The disciples have asked for understanding about the kingdom, and Jesus has given it in the form of parables, given and explained (1-50). Then Jesus asks if they understand these things, and they reply that they do (51). Of course, they don’t everything, but they do now understand more than they did before. Particularly, they now see - to their great blessing - what, or who is at the center of it all - Jesus himself (16). He himself is what all the Old Testament has been anticipating. And now a new era will dawn, building on the old, in him.
So when the disciples say that they do understand, Jesus replies:
Matthew 13:52 (ESV): “Therefore every scribe who has been trained for the kingdom of heaven is like a master of a house, who brings out of his treasure what is new and what is old.”

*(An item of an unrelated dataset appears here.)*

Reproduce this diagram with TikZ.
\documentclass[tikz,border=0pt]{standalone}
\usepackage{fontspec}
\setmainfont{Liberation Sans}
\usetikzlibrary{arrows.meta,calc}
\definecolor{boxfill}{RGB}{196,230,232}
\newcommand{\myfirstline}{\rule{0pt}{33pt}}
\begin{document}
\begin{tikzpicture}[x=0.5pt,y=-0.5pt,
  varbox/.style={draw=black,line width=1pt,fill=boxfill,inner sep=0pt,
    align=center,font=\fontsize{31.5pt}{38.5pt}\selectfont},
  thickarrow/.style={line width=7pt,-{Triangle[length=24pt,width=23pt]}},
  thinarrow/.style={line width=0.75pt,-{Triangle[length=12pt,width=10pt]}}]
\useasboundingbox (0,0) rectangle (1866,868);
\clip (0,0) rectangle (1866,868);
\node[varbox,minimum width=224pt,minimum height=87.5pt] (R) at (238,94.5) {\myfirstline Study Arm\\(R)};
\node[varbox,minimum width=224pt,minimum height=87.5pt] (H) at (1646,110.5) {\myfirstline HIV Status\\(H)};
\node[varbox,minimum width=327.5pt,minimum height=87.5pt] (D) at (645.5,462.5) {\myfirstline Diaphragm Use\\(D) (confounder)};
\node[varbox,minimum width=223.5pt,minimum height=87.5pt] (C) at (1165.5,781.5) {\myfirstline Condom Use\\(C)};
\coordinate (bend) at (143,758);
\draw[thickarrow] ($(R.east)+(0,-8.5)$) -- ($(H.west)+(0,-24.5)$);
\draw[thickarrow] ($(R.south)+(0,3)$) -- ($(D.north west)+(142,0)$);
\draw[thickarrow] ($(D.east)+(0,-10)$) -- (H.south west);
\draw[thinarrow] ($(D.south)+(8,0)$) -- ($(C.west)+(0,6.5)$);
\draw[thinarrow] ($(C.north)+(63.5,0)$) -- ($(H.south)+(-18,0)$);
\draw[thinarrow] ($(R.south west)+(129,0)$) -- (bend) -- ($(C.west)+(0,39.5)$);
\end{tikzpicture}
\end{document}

A note about two of the words. First, the role of a “scribe” in those days involved more than transcribing text from one paper to another. It also involved teaching. The roles of teacher and scribe had heavy overlap. Secondly, the word rendered “trained” here is, in the original language, the verb form of the word “disciple.”
Jesus is now talking to his disciples, whom he desires to spread his word, to teach. So he is sharing for us a crucial principle about what it means to be properly “discipled” for this task.

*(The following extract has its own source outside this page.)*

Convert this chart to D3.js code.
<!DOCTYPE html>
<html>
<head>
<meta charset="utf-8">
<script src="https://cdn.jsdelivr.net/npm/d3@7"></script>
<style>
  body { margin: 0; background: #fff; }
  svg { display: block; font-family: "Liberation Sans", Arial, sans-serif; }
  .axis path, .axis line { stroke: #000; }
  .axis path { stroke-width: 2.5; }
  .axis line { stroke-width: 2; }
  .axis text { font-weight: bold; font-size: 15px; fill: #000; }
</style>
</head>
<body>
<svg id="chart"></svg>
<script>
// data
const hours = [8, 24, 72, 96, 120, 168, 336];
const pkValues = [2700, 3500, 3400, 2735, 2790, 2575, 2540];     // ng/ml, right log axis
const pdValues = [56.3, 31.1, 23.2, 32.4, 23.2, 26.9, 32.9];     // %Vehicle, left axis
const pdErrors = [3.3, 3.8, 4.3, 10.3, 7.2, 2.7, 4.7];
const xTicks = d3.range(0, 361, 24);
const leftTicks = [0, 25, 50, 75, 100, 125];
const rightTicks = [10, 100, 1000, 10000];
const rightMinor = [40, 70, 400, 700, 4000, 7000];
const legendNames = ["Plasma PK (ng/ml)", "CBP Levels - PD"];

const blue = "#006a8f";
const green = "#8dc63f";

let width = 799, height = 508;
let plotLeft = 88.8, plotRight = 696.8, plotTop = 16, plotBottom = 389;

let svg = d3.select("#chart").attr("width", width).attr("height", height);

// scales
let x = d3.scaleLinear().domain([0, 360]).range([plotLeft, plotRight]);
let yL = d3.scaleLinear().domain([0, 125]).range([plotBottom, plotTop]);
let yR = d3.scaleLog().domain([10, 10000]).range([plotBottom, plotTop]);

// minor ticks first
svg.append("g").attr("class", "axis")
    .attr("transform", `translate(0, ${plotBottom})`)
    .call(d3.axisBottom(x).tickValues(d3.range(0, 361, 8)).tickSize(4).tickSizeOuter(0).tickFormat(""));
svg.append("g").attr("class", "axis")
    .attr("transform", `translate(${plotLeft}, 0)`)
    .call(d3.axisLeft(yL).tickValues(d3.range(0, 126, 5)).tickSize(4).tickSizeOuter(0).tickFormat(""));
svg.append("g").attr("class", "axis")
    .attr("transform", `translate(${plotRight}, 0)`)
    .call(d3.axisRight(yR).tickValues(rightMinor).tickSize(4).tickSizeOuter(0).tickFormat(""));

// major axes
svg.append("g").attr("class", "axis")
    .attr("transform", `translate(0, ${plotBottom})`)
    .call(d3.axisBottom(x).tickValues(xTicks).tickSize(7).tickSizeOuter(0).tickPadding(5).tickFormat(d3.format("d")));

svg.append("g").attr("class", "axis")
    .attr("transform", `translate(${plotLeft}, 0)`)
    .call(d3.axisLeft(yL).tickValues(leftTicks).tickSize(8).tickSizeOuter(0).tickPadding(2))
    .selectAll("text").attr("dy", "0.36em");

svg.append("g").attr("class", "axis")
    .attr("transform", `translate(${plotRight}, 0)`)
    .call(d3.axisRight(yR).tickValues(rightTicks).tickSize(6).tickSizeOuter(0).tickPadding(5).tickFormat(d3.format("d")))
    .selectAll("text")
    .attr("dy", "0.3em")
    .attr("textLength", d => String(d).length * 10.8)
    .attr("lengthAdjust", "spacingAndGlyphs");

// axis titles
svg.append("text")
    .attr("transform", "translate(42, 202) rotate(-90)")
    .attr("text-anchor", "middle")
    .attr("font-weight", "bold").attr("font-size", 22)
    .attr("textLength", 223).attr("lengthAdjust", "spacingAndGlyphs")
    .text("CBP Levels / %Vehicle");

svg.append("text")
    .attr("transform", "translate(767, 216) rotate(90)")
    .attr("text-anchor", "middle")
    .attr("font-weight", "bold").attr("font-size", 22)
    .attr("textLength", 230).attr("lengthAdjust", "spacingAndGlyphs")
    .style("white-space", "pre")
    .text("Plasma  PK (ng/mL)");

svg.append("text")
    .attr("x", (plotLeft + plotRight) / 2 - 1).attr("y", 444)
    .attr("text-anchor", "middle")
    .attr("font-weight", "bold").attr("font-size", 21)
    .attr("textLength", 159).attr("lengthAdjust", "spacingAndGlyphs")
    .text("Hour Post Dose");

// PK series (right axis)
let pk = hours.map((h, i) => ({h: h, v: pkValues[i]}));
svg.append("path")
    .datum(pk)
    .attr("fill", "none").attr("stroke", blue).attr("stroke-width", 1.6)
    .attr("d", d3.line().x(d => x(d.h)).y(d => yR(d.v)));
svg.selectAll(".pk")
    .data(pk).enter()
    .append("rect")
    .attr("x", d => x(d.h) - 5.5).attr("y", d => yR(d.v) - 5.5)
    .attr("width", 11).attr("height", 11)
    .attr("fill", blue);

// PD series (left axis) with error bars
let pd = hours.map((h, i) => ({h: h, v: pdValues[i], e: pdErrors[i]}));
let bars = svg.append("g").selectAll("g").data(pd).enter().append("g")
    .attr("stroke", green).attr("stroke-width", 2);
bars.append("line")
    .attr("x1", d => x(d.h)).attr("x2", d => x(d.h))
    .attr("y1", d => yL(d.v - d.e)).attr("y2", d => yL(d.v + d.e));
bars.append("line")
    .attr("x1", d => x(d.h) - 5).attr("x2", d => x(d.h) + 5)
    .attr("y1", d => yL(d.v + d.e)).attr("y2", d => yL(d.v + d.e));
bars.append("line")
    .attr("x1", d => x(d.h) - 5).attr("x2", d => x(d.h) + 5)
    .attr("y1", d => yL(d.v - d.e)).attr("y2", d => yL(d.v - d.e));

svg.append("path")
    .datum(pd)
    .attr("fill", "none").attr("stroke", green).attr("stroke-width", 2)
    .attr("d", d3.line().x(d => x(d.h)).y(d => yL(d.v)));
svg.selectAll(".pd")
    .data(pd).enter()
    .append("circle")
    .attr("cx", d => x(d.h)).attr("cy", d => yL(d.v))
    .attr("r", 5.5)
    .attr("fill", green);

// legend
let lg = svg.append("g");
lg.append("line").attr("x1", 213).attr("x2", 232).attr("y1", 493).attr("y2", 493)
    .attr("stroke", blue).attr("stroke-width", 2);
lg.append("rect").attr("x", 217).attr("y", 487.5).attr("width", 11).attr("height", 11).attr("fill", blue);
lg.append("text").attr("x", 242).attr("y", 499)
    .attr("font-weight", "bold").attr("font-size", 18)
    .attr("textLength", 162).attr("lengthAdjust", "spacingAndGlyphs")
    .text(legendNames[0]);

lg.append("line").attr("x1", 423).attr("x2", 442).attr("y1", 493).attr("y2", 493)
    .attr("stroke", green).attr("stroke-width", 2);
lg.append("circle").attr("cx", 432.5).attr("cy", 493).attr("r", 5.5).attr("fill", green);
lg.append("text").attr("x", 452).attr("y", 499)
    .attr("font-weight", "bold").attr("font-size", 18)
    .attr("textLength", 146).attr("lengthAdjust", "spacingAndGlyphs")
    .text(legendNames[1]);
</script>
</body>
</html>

The order of logic in Jesus’ statement is crucial to understand. First comes the “discipling”, then comes the ability to bring out of one’s treasure - one’s heart - what is new and old. By “new” and “old”, Jesus must mean the old parts of the Bible, and God’s working in the world, as well as what will be new, in the new covenant. How to bring these things out of the storehouse, and then teach them to people - this depends on being “discipled” for the kingdom of heaven.
So then, what is this “discipling”, this “training”? Much of what we call discipling involves doing what folllows from being discipled in this verse. For us, discipleship begins with plumbing the storehouse of the Bible - learning the Old and the New.
But for Jesus, something must precede that: having one’s heart changed, in terms of its understanding of what it sees and its loyalties. The heart must come to see Jesus himself as the center and the point of everything, and the loyalties of one’s heart must therefore shift weight, onto him supremely. This “discipling” is what enables further understanding. Mastery of the “treasure” through study is enabled by the loyalties and loves of one’s heart being first “trained” on Jesus Christ.